Written task:
Go through the listing and set it down exactly, leaving out its pictures.

Information provided:
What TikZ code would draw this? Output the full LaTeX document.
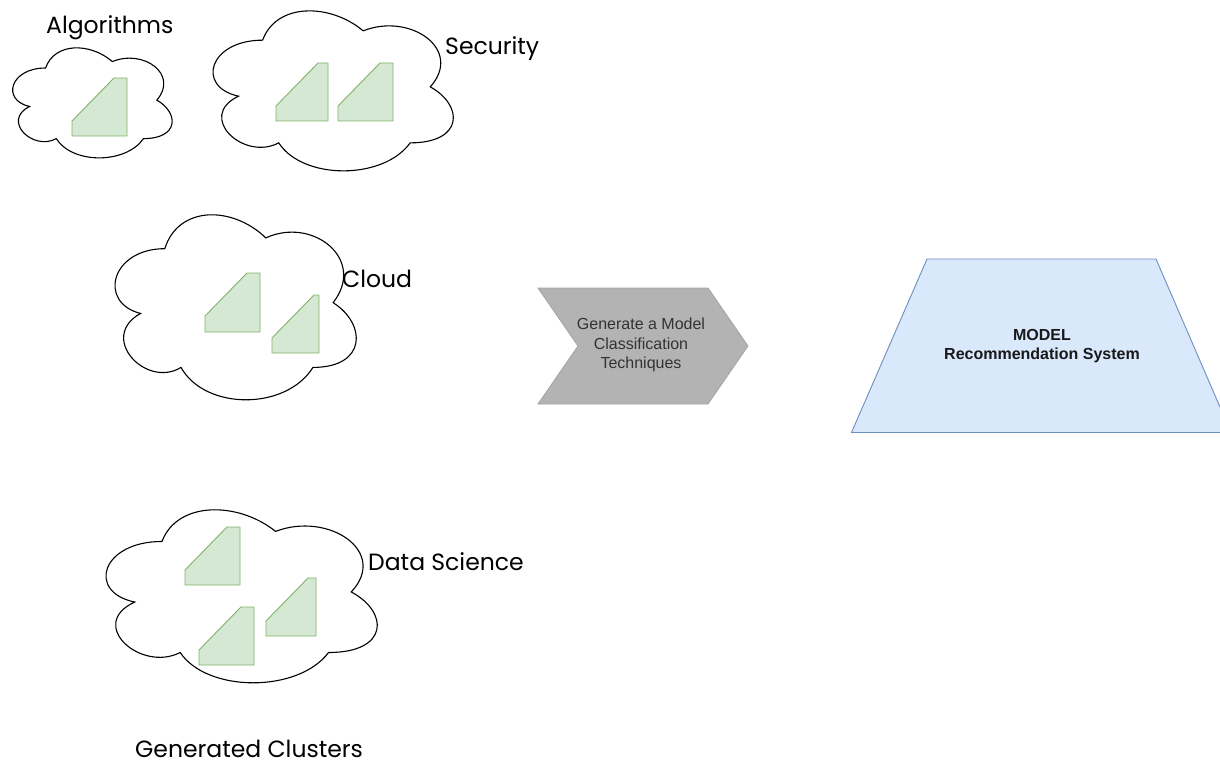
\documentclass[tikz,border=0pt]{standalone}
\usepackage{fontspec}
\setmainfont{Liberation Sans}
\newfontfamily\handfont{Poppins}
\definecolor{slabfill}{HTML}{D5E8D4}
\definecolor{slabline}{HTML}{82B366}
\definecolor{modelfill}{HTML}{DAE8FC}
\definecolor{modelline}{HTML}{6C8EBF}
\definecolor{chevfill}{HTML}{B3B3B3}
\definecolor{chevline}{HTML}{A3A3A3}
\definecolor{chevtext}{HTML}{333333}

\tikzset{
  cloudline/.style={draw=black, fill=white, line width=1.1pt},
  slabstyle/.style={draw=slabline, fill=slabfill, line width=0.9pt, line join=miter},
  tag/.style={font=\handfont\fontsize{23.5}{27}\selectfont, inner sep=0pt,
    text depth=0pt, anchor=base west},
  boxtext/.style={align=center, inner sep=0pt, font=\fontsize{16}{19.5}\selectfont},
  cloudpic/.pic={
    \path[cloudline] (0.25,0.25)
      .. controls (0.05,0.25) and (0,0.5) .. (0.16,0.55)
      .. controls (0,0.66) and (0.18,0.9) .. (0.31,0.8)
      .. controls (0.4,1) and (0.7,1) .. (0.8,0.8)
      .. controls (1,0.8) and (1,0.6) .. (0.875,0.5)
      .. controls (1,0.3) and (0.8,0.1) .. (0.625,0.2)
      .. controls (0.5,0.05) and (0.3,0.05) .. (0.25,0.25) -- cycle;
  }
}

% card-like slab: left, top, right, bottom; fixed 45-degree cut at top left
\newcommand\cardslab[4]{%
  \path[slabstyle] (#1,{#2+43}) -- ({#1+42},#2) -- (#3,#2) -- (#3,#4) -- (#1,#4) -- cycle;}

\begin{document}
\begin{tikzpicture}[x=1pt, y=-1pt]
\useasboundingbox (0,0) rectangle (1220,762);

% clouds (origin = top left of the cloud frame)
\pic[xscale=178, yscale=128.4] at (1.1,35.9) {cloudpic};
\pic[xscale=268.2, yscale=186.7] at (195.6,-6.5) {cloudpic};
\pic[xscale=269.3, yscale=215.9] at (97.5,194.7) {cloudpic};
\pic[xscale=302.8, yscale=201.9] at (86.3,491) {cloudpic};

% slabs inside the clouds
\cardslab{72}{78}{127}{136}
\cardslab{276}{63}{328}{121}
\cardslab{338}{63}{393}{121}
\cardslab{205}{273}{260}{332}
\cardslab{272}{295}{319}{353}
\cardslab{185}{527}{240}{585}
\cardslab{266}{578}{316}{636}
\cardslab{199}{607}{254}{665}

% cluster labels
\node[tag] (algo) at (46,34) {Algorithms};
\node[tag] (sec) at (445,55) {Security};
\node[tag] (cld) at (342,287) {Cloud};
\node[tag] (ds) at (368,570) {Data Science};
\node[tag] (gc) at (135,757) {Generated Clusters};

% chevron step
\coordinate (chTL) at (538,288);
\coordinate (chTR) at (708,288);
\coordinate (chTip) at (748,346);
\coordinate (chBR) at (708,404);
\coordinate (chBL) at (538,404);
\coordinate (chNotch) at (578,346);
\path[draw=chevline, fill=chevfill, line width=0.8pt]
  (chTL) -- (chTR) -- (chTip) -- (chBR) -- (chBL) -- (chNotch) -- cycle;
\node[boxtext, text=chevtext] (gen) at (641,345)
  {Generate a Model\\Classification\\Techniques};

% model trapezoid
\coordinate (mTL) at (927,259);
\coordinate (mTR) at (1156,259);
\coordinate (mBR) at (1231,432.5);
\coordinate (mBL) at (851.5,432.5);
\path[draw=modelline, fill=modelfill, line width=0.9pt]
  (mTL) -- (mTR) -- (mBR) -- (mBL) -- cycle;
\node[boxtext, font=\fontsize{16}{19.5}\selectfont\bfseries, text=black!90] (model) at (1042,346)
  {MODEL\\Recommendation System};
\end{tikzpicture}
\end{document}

Written solution:
What TikZ code would draw this? Output the full LaTeX document.
\documentclass[tikz,border=0pt]{standalone}
\usepackage{fontspec}
\setmainfont{Liberation Sans}
\newfontfamily\handfont{Poppins}
\definecolor{slabfill}{HTML}{D5E8D4}
\definecolor{slabline}{HTML}{82B366}
\definecolor{modelfill}{HTML}{DAE8FC}
\definecolor{modelline}{HTML}{6C8EBF}
\definecolor{chevfill}{HTML}{B3B3B3}
\definecolor{chevline}{HTML}{A3A3A3}
\definecolor{chevtext}{HTML}{333333}

\tikzset{
  cloudline/.style={draw=black, fill=white, line width=1.1pt},
  slabstyle/.style={draw=slabline, fill=slabfill, line width=0.9pt, line join=miter},
  tag/.style={font=\handfont\fontsize{23.5}{27}\selectfont, inner sep=0pt,
    text depth=0pt, anchor=base west},
  boxtext/.style={align=center, inner sep=0pt, font=\fontsize{16}{19.5}\selectfont},
  cloudpic/.pic={
    \path[cloudline] (0.25,0.25)
      .. controls (0.05,0.25) and (0,0.5) .. (0.16,0.55)
      .. controls (0,0.66) and (0.18,0.9) .. (0.31,0.8)
      .. controls (0.4,1) and (0.7,1) .. (0.8,0.8)
      .. controls (1,0.8) and (1,0.6) .. (0.875,0.5)
      .. controls (1,0.3) and (0.8,0.1) .. (0.625,0.2)
      .. controls (0.5,0.05) and (0.3,0.05) .. (0.25,0.25) -- cycle;
  }
}

% card-like slab: left, top, right, bottom; fixed 45-degree cut at top left
\newcommand\cardslab[4]{%
  \path[slabstyle] (#1,{#2+43}) -- ({#1+42},#2) -- (#3,#2) -- (#3,#4) -- (#1,#4) -- cycle;}

\begin{document}
\begin{tikzpicture}[x=1pt, y=-1pt]
\useasboundingbox (0,0) rectangle (1220,762);

% clouds (origin = top left of the cloud frame)
\pic[xscale=178, yscale=128.4] at (1.1,35.9) {cloudpic};
\pic[xscale=268.2, yscale=186.7] at (195.6,-6.5) {cloudpic};
\pic[xscale=269.3, yscale=215.9] at (97.5,194.7) {cloudpic};
\pic[xscale=302.8, yscale=201.9] at (86.3,491) {cloudpic};

% slabs inside the clouds
\cardslab{72}{78}{127}{136}
\cardslab{276}{63}{328}{121}
\cardslab{338}{63}{393}{121}
\cardslab{205}{273}{260}{332}
\cardslab{272}{295}{319}{353}
\cardslab{185}{527}{240}{585}
\cardslab{266}{578}{316}{636}
\cardslab{199}{607}{254}{665}

% cluster labels
\node[tag] (algo) at (46,34) {Algorithms};
\node[tag] (sec) at (445,55) {Security};
\node[tag] (cld) at (342,287) {Cloud};
\node[tag] (ds) at (368,570) {Data Science};
\node[tag] (gc) at (135,757) {Generated Clusters};

% chevron step
\coordinate (chTL) at (538,288);
\coordinate (chTR) at (708,288);
\coordinate (chTip) at (748,346);
\coordinate (chBR) at (708,404);
\coordinate (chBL) at (538,404);
\coordinate (chNotch) at (578,346);
\path[draw=chevline, fill=chevfill, line width=0.8pt]
  (chTL) -- (chTR) -- (chTip) -- (chBR) -- (chBL) -- (chNotch) -- cycle;
\node[boxtext, text=chevtext] (gen) at (641,345)
  {Generate a Model\\Classification\\Techniques};

% model trapezoid
\coordinate (mTL) at (927,259);
\coordinate (mTR) at (1156,259);
\coordinate (mBR) at (1231,432.5);
\coordinate (mBL) at (851.5,432.5);
\path[draw=modelline, fill=modelfill, line width=0.9pt]
  (mTL) -- (mTR) -- (mBR) -- (mBL) -- cycle;
\node[boxtext, font=\fontsize{16}{19.5}\selectfont\bfseries, text=black!90] (model) at (1042,346)
  {MODEL\\Recommendation System};
\end{tikzpicture}
\end{document}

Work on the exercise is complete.